Set task
Repeat, exactly and in full, the lines of the listing below, but without any pictures.

= = =

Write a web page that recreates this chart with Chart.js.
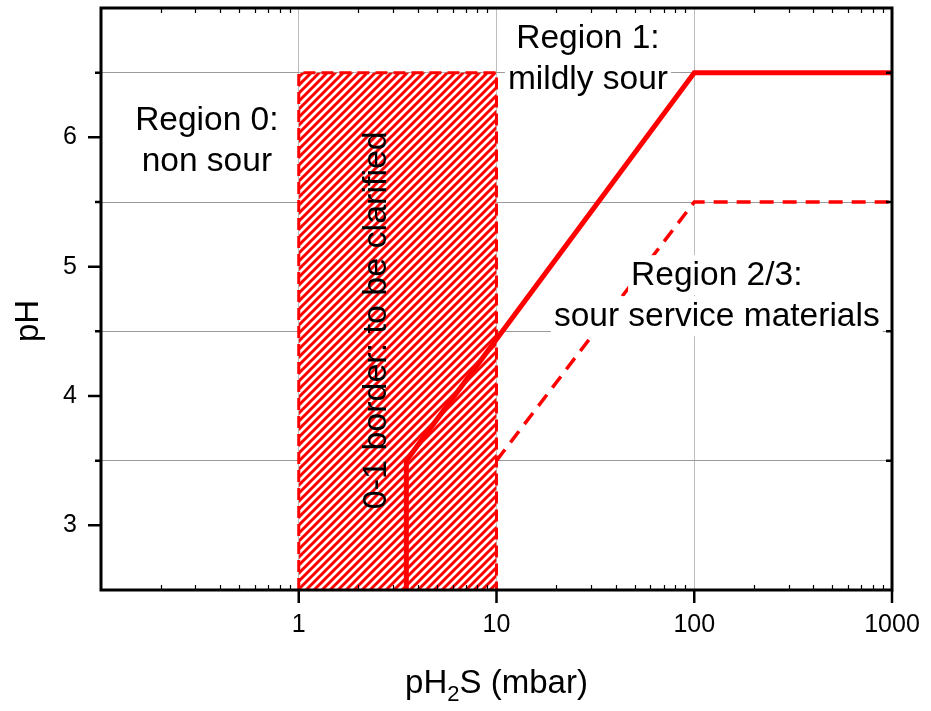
<!DOCTYPE html>
<html>
<head>
<meta charset="utf-8">
<script src="https://cdn.jsdelivr.net/npm/chart.js@4"></script>
<style>
  body { margin: 0; background: #fff; }
</style>
</head>
<body>
<canvas id="sourChart" width="931" height="711"></canvas>
<script>
// tick labels
const xTicks = [1, 10, 100, 1000];
const yTicks = [3, 4, 5, 6];

// 0-1 border zone (hatched box)
const borderZoneX = [1, 1, 10, 10];
const borderZoneY = [2.5, 6.5, 6.5, 2.5];

// region 1 / region 2 limit (solid)
const mildLimitX = [3.5, 3.5, 100, 1000];
const mildLimitY = [2.5, 3.5, 6.5, 6.5];

// region 2 / region 3 limit (dashed)
const serviceLimitX = [10, 100, 1000];
const serviceLimitY = [3.5, 5.5, 5.5];

const RED = '#ff0000';
const FONT = "'Liberation Sans', Arial, sans-serif";

function toPoints(xs, ys) {
  return xs.map((x, i) => ({ x: x, y: ys[i] }));
}

function makeHatch() {
  const c = document.createElement('canvas');
  c.width = 8;
  c.height = 8;
  const g = c.getContext('2d');
  g.fillStyle = '#fff';
  g.fillRect(0, 0, 8, 8);
  g.strokeStyle = RED;
  g.lineWidth = 3;
  g.beginPath();
  g.moveTo(-1, 9); g.lineTo(9, -1);
  g.moveTo(-2, 2); g.lineTo(2, -2);
  g.moveTo(6, 10); g.lineTo(10, 6);
  g.stroke();
  return g.createPattern(c, 'repeat');
}

// text labels, placed in data coordinates
const notes = [
  { lines: ['Region 0:', 'non sour'], x: 0.343, y: 6.056, box: false },
  { lines: ['Region 1:', 'mildly sour'], x: 29, y: 6.69, box: true },
  { lines: ['Region 2/3:', 'sour service materials'], x: 130, y: 4.857, box: true },
];

const overlay = {
  id: 'overlay',
  afterDatasetsDraw(chart) {
    const ctx = chart.ctx;
    const xs = chart.scales.x, ys = chart.scales.y;
    ctx.save();
    ctx.font = '33.5px ' + FONT;
    ctx.textAlign = 'center';
    ctx.textBaseline = 'alphabetic';
    for (const n of notes) {
      const cx = xs.getPixelForValue(n.x);
      const by = ys.getPixelForValue(n.y);
      n.lines.forEach((t, i) => {
        const y = by + i * 41;
        if (n.box) {
          const w = ctx.measureText(t).width;
          ctx.fillStyle = '#fff';
          ctx.fillRect(cx - w / 2 - 3, y - 30, w + 6, 40);
        }
      });
      ctx.fillStyle = '#000';
      n.lines.forEach((t, i) => ctx.fillText(t, cx, by + i * 41));
    }
    // rotated label in the hatched zone
    ctx.font = '34px ' + FONT;
    ctx.translate(xs.getPixelForValue(2.75), ys.getPixelForValue(4.586));
    ctx.rotate(-Math.PI / 2);
    ctx.fillText('0-1 border: to be clarified', 0, 0);
    ctx.restore();
  },
  afterDraw(chart) {
    const ctx = chart.ctx;
    const a = chart.chartArea;
    const xs = chart.scales.x, ys = chart.scales.y;
    ctx.save();
    ctx.strokeStyle = '#000';
    ctx.lineWidth = 3;
    ctx.strokeRect(a.left, a.top, a.right - a.left, a.bottom - a.top);

    ctx.beginPath();
    ctx.lineWidth = 2.5;
    for (const v of xTicks) {
      const px = xs.getPixelForValue(v);
      ctx.moveTo(px, a.bottom); ctx.lineTo(px, a.bottom + 13);
    }
    for (const v of yTicks) {
      const py = ys.getPixelForValue(v);
      ctx.moveTo(a.left - 13, py); ctx.lineTo(a.left, py);
    }
    for (let v = 3.5; v < 7; v += 1) {
      const py = ys.getPixelForValue(v);
      ctx.moveTo(a.left - 6, py); ctx.lineTo(a.left, py);
      ctx.moveTo(a.right - 6, py); ctx.lineTo(a.right, py);
    }
    ctx.stroke();

    // log minor ticks, inward
    ctx.beginPath();
    ctx.lineWidth = 1.2;
    for (let d = 0.1; d < 1000; d *= 10) {
      for (let k = 2; k <= 9; k++) {
        const px = Math.round(xs.getPixelForValue(d * k)) + 0.5;
        ctx.moveTo(px, a.bottom); ctx.lineTo(px, a.bottom - 5);
        ctx.moveTo(px, a.top); ctx.lineTo(px, a.top + 5);
      }
    }
    ctx.stroke();

    // axis titles
    ctx.fillStyle = '#000';
    ctx.textBaseline = 'alphabetic';
    ctx.save();
    ctx.font = '33px ' + FONT;
    ctx.textAlign = 'center';
    ctx.translate(38, 321);
    ctx.rotate(-Math.PI / 2);
    ctx.fillText('pH', 0, 0);
    ctx.restore();

    const big = '33px ' + FONT, small = '22px ' + FONT;
    ctx.font = big;
    const w1 = ctx.measureText('pH').width;
    const w3 = ctx.measureText('S (mbar)').width;
    ctx.font = small;
    const w2 = ctx.measureText('2').width;
    let x0 = (a.left + a.right) / 2 - (w1 + w2 + w3) / 2;
    const base = 693;
    ctx.textAlign = 'left';
    ctx.font = big;
    ctx.fillText('pH', x0, base);
    ctx.font = small;
    ctx.fillText('2', x0 + w1, base + 8);
    ctx.font = big;
    ctx.fillText('S (mbar)', x0 + w1 + w2, base);
    ctx.restore();
  }
};

Chart.defaults.font.family = FONT;
Chart.defaults.color = '#000';

new Chart(document.getElementById('sourChart'), {
  type: 'line',
  data: {
    datasets: [
      {
        data: toPoints(mildLimitX, mildLimitY),
        borderColor: RED,
        borderWidth: 5,
        pointRadius: 0,
        fill: false,
        order: 0
      },
      {
        data: toPoints(serviceLimitX, serviceLimitY),
        borderColor: RED,
        borderWidth: 3.5,
        borderDash: [14, 9],
        pointRadius: 0,
        fill: false,
        order: 1
      },
      {
        data: toPoints(borderZoneX, borderZoneY),
        borderColor: RED,
        borderWidth: 3,
        borderDash: [12, 6],
        pointRadius: 0,
        fill: false,
        order: 2
      },
      {
        data: toPoints(borderZoneX.slice(1, 3), borderZoneY.slice(1, 3)),
        borderWidth: 0,
        borderColor: 'rgba(0,0,0,0)',
        backgroundColor: makeHatch(),
        pointRadius: 0,
        fill: 'start',
        order: 3
      }
    ]
  },
  options: {
    responsive: false,
    devicePixelRatio: 1,
    animation: false,
    layout: { padding: { top: 8, right: 39, left: 0, bottom: 0 } },
    plugins: {
      legend: { display: false },
      tooltip: { enabled: false }
    },
    scales: {
      x: {
        type: 'logarithmic',
        min: 0.1,
        max: 1000,
        afterBuildTicks: axis => { axis.ticks = xTicks.map(v => ({ value: v })); },
        afterFit: s => {
          s.height = 121;
          s.paddingLeft = 0;
          s.paddingRight = 0;
        },
        border: { display: false },
        grid: { color: '#bdbdbd', lineWidth: 1, drawTicks: false },
        ticks: {
          font: { size: 25 },
          padding: 20,
          maxRotation: 0,
          autoSkip: false,
          callback: v => String(v)
        }
      },
      y: {
        type: 'linear',
        min: 2.5,
        max: 7,
        afterFit: s => {
          s.width = 101;
          s.paddingTop = 0;
          s.paddingBottom = 0;
        },
        border: { display: false },
        grid: {
          drawTicks: false,
          lineWidth: 1,
          color: c => (c.tick && !Number.isInteger(c.tick.value)) ? '#9a9a9a' : 'rgba(0,0,0,0)'
        },
        ticks: {
          stepSize: 0.5,
          font: { size: 25 },
          padding: 24,
          callback: v => yTicks.includes(v) ? String(v) : ''
        }
      }
    }
  },
  plugins: [overlay]
});
</script>
</body>
</html>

= = =

Exercise output
Write a web page that recreates this chart with Chart.js.
<!DOCTYPE html>
<html>
<head>
<meta charset="utf-8">
<script src="https://cdn.jsdelivr.net/npm/chart.js@4"></script>
<style>
  body { margin: 0; background: #fff; }
</style>
</head>
<body>
<canvas id="sourChart" width="931" height="711"></canvas>
<script>
// tick labels
const xTicks = [1, 10, 100, 1000];
const yTicks = [3, 4, 5, 6];

// 0-1 border zone (hatched box)
const borderZoneX = [1, 1, 10, 10];
const borderZoneY = [2.5, 6.5, 6.5, 2.5];

// region 1 / region 2 limit (solid)
const mildLimitX = [3.5, 3.5, 100, 1000];
const mildLimitY = [2.5, 3.5, 6.5, 6.5];

// region 2 / region 3 limit (dashed)
const serviceLimitX = [10, 100, 1000];
const serviceLimitY = [3.5, 5.5, 5.5];

const RED = '#ff0000';
const FONT = "'Liberation Sans', Arial, sans-serif";

function toPoints(xs, ys) {
  return xs.map((x, i) => ({ x: x, y: ys[i] }));
}

function makeHatch() {
  const c = document.createElement('canvas');
  c.width = 8;
  c.height = 8;
  const g = c.getContext('2d');
  g.fillStyle = '#fff';
  g.fillRect(0, 0, 8, 8);
  g.strokeStyle = RED;
  g.lineWidth = 3;
  g.beginPath();
  g.moveTo(-1, 9); g.lineTo(9, -1);
  g.moveTo(-2, 2); g.lineTo(2, -2);
  g.moveTo(6, 10); g.lineTo(10, 6);
  g.stroke();
  return g.createPattern(c, 'repeat');
}

// text labels, placed in data coordinates
const notes = [
  { lines: ['Region 0:', 'non sour'], x: 0.343, y: 6.056, box: false },
  { lines: ['Region 1:', 'mildly sour'], x: 29, y: 6.69, box: true },
  { lines: ['Region 2/3:', 'sour service materials'], x: 130, y: 4.857, box: true },
];

const overlay = {
  id: 'overlay',
  afterDatasetsDraw(chart) {
    const ctx = chart.ctx;
    const xs = chart.scales.x, ys = chart.scales.y;
    ctx.save();
    ctx.font = '33.5px ' + FONT;
    ctx.textAlign = 'center';
    ctx.textBaseline = 'alphabetic';
    for (const n of notes) {
      const cx = xs.getPixelForValue(n.x);
      const by = ys.getPixelForValue(n.y);
      n.lines.forEach((t, i) => {
        const y = by + i * 41;
        if (n.box) {
          const w = ctx.measureText(t).width;
          ctx.fillStyle = '#fff';
          ctx.fillRect(cx - w / 2 - 3, y - 30, w + 6, 40);
        }
      });
      ctx.fillStyle = '#000';
      n.lines.forEach((t, i) => ctx.fillText(t, cx, by + i * 41));
    }
    // rotated label in the hatched zone
    ctx.font = '34px ' + FONT;
    ctx.translate(xs.getPixelForValue(2.75), ys.getPixelForValue(4.586));
    ctx.rotate(-Math.PI / 2);
    ctx.fillText('0-1 border: to be clarified', 0, 0);
    ctx.restore();
  },
  afterDraw(chart) {
    const ctx = chart.ctx;
    const a = chart.chartArea;
    const xs = chart.scales.x, ys = chart.scales.y;
    ctx.save();
    ctx.strokeStyle = '#000';
    ctx.lineWidth = 3;
    ctx.strokeRect(a.left, a.top, a.right - a.left, a.bottom - a.top);

    ctx.beginPath();
    ctx.lineWidth = 2.5;
    for (const v of xTicks) {
      const px = xs.getPixelForValue(v);
      ctx.moveTo(px, a.bottom); ctx.lineTo(px, a.bottom + 13);
    }
    for (const v of yTicks) {
      const py = ys.getPixelForValue(v);
      ctx.moveTo(a.left - 13, py); ctx.lineTo(a.left, py);
    }
    for (let v = 3.5; v < 7; v += 1) {
      const py = ys.getPixelForValue(v);
      ctx.moveTo(a.left - 6, py); ctx.lineTo(a.left, py);
      ctx.moveTo(a.right - 6, py); ctx.lineTo(a.right, py);
    }
    ctx.stroke();

    // log minor ticks, inward
    ctx.beginPath();
    ctx.lineWidth = 1.2;
    for (let d = 0.1; d < 1000; d *= 10) {
      for (let k = 2; k <= 9; k++) {
        const px = Math.round(xs.getPixelForValue(d * k)) + 0.5;
        ctx.moveTo(px, a.bottom); ctx.lineTo(px, a.bottom - 5);
        ctx.moveTo(px, a.top); ctx.lineTo(px, a.top + 5);
      }
    }
    ctx.stroke();

    // axis titles
    ctx.fillStyle = '#000';
    ctx.textBaseline = 'alphabetic';
    ctx.save();
    ctx.font = '33px ' + FONT;
    ctx.textAlign = 'center';
    ctx.translate(38, 321);
    ctx.rotate(-Math.PI / 2);
    ctx.fillText('pH', 0, 0);
    ctx.restore();

    const big = '33px ' + FONT, small = '22px ' + FONT;
    ctx.font = big;
    const w1 = ctx.measureText('pH').width;
    const w3 = ctx.measureText('S (mbar)').width;
    ctx.font = small;
    const w2 = ctx.measureText('2').width;
    let x0 = (a.left + a.right) / 2 - (w1 + w2 + w3) / 2;
    const base = 693;
    ctx.textAlign = 'left';
    ctx.font = big;
    ctx.fillText('pH', x0, base);
    ctx.font = small;
    ctx.fillText('2', x0 + w1, base + 8);
    ctx.font = big;
    ctx.fillText('S (mbar)', x0 + w1 + w2, base);
    ctx.restore();
  }
};

Chart.defaults.font.family = FONT;
Chart.defaults.color = '#000';

new Chart(document.getElementById('sourChart'), {
  type: 'line',
  data: {
    datasets: [
      {
        data: toPoints(mildLimitX, mildLimitY),
        borderColor: RED,
        borderWidth: 5,
        pointRadius: 0,
        fill: false,
        order: 0
      },
      {
        data: toPoints(serviceLimitX, serviceLimitY),
        borderColor: RED,
        borderWidth: 3.5,
        borderDash: [14, 9],
        pointRadius: 0,
        fill: false,
        order: 1
      },
      {
        data: toPoints(borderZoneX, borderZoneY),
        borderColor: RED,
        borderWidth: 3,
        borderDash: [12, 6],
        pointRadius: 0,
        fill: false,
        order: 2
      },
      {
        data: toPoints(borderZoneX.slice(1, 3), borderZoneY.slice(1, 3)),
        borderWidth: 0,
        borderColor: 'rgba(0,0,0,0)',
        backgroundColor: makeHatch(),
        pointRadius: 0,
        fill: 'start',
        order: 3
      }
    ]
  },
  options: {
    responsive: false,
    devicePixelRatio: 1,
    animation: false,
    layout: { padding: { top: 8, right: 39, left: 0, bottom: 0 } },
    plugins: {
      legend: { display: false },
      tooltip: { enabled: false }
    },
    scales: {
      x: {
        type: 'logarithmic',
        min: 0.1,
        max: 1000,
        afterBuildTicks: axis => { axis.ticks = xTicks.map(v => ({ value: v })); },
        afterFit: s => {
          s.height = 121;
          s.paddingLeft = 0;
          s.paddingRight = 0;
        },
        border: { display: false },
        grid: { color: '#bdbdbd', lineWidth: 1, drawTicks: false },
        ticks: {
          font: { size: 25 },
          padding: 20,
          maxRotation: 0,
          autoSkip: false,
          callback: v => String(v)
        }
      },
      y: {
        type: 'linear',
        min: 2.5,
        max: 7,
        afterFit: s => {
          s.width = 101;
          s.paddingTop = 0;
          s.paddingBottom = 0;
        },
        border: { display: false },
        grid: {
          drawTicks: false,
          lineWidth: 1,
          color: c => (c.tick && !Number.isInteger(c.tick.value)) ? '#9a9a9a' : 'rgba(0,0,0,0)'
        },
        ticks: {
          stepSize: 0.5,
          font: { size: 25 },
          padding: 24,
          callback: v => yTicks.includes(v) ? String(v) : ''
        }
      }
    }
  },
  plugins: [overlay]
});
</script>
</body>
</html>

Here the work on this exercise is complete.